The story picks up again in the port town of Trond, where Jalan and the two Vikings Snorri and Tuttugu have spent the winter after their harrowing journey to the Black Fort. But as the ice retreats, Snorri grows restless to be on the move again, driven by his personal mission to bring his slain wife and children back to the world of the living. He holds Loki’s Key, a magical key said to have the power to open any lock – even the one on death’s door.
But such a powerful item attracts its fair share of attention. Others seek Loki’s Key, including the Dead King, agent of the Lady Blue who has sent her assassins, necromancers and armies of undead to dog Jalan and his companions every step of the way in her war against the Red Queen, Jalan’s indomitable grandmother. In this field full of power players, Jalan and Snorri suspect that the two of them are merely lowly pawns on a game board, yet they do what they must, even if it means heading knowingly into danger.
Consequently, I watched as the story barreled forth with both the inevitability and heart-stopping rush of a runaway tank. I could not peel my eyes away. As our adventurers travel south towards their goal, they pick up two more companions – a witch named Kara and an orphan boy named Hennan – to complete their party and join the quest. Their motivations range from ambition to loyalty, with the exception of Jalan, who was unwillingly bound to Snorri’s fate since the very beginning (even as he keeps telling himself he’s only along for the ride to escape massive gambling debts and the legions of angry brothers, fathers, and husbands of the women he’s bedded back home).
Many reviewers have contrasted Jalan to Jorg Ancrath, the protagonist of Mark Lawrence’s Broken Empire trilogy, stating that the two of them are completely different. That’s because they really are, but in this book, I began to see some similarities, not least of all is that fact they are actually both quite disgusting and despicable human beings, just in different ways. That didn’t stop me from enjoying Jalan’s character though, embracing him in a way that I never managed with Jorg. Prince of Fools was an aptly named first novel because Jal is a fool indeed, albeit a very charming, lovable one. He’s the best kind of protagonist; for all his unsportsmanlike behaviors, Jalan’s internal dialogue provides an endless amount of entertainment. This series maintains its much lighter, more humorous tone because of it.
At first, I was convinced that Jal wasn’t going to change, that he would remain the kind of rakish, dandy self-serving cad who would throw a woman into the path of an angry horde or use a child as a human shield (both of which he considered doing in the course of this story. Seriously, I never want to find myself in a position where I’d have to depend on someone like him to have my back). But Lawrence is a master of characterization. We do get to see growth in Jalan, a gradual and thoughtful journey that sees him maturing and growing more courageous (well, to a point, of course – this is Jal we’re talking about). We witness a change in Snorri at the same time as well, though he’s lost a bit of his fire in his case, burdened by what happened to his family and the knowledge of what he must do. I found a great irony in this, since the Viking is the light-sworn one where Jalan is the dark, and yet we see the prince become enlightened while the Viking retreats into his gloom. Regardless of how I took to these changes, I was amazed to see how incredibly well these two characters evolved, and yet they still continue to play off each other very well. Bringing Tuttugu, Kara and Hennan into the fold did nothing to throw off the momentum, and instead added a boatload of new and exciting dynamics.

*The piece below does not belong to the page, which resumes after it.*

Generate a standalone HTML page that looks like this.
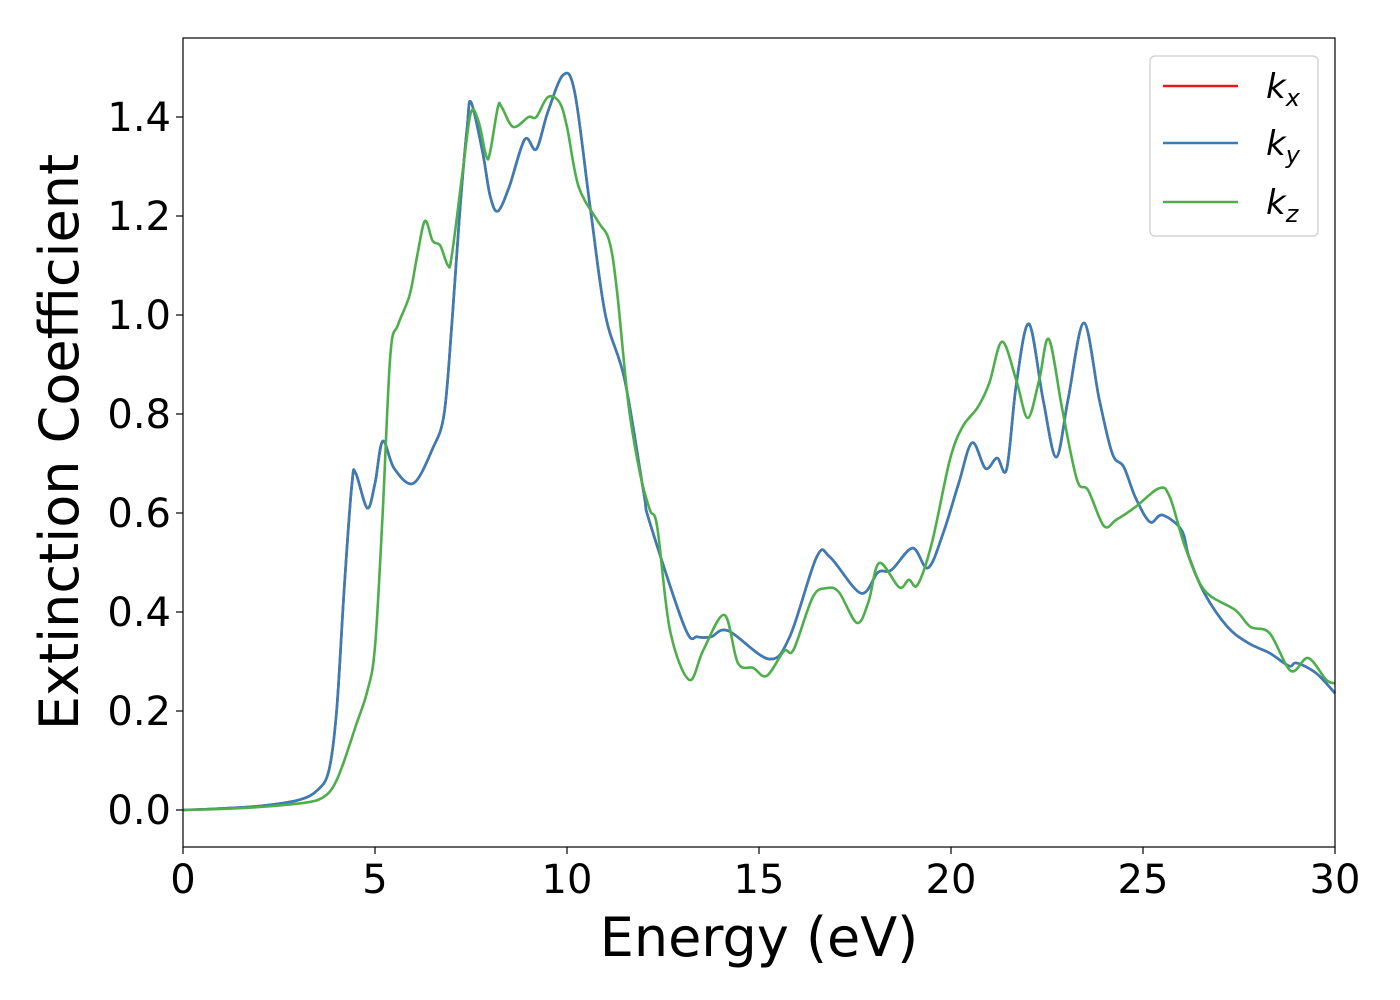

The Liar’s Key is the kind of sequel every reader dreams about. The story is riveting and superbly well-constructed, just one reason why Mark Lawrence’s writing is such a force to be reckoned with. A pure blend of dark magic and adventure, this book launches Jalan’s saga to a whole new level. It unlocks a whole slew of secrets from his past, raising the stakes for everyone involved. Perhaps my only quibble is the ending and how fast we blew through it, but that’s not even really a true quibble because even now I suspect I only felt this way because I was enjoying myself so much I didn’t want it to be over. I have to say I felt that cruel cliffhanger like a punch in the gut, but now I simply cannot wait until the third book comes out.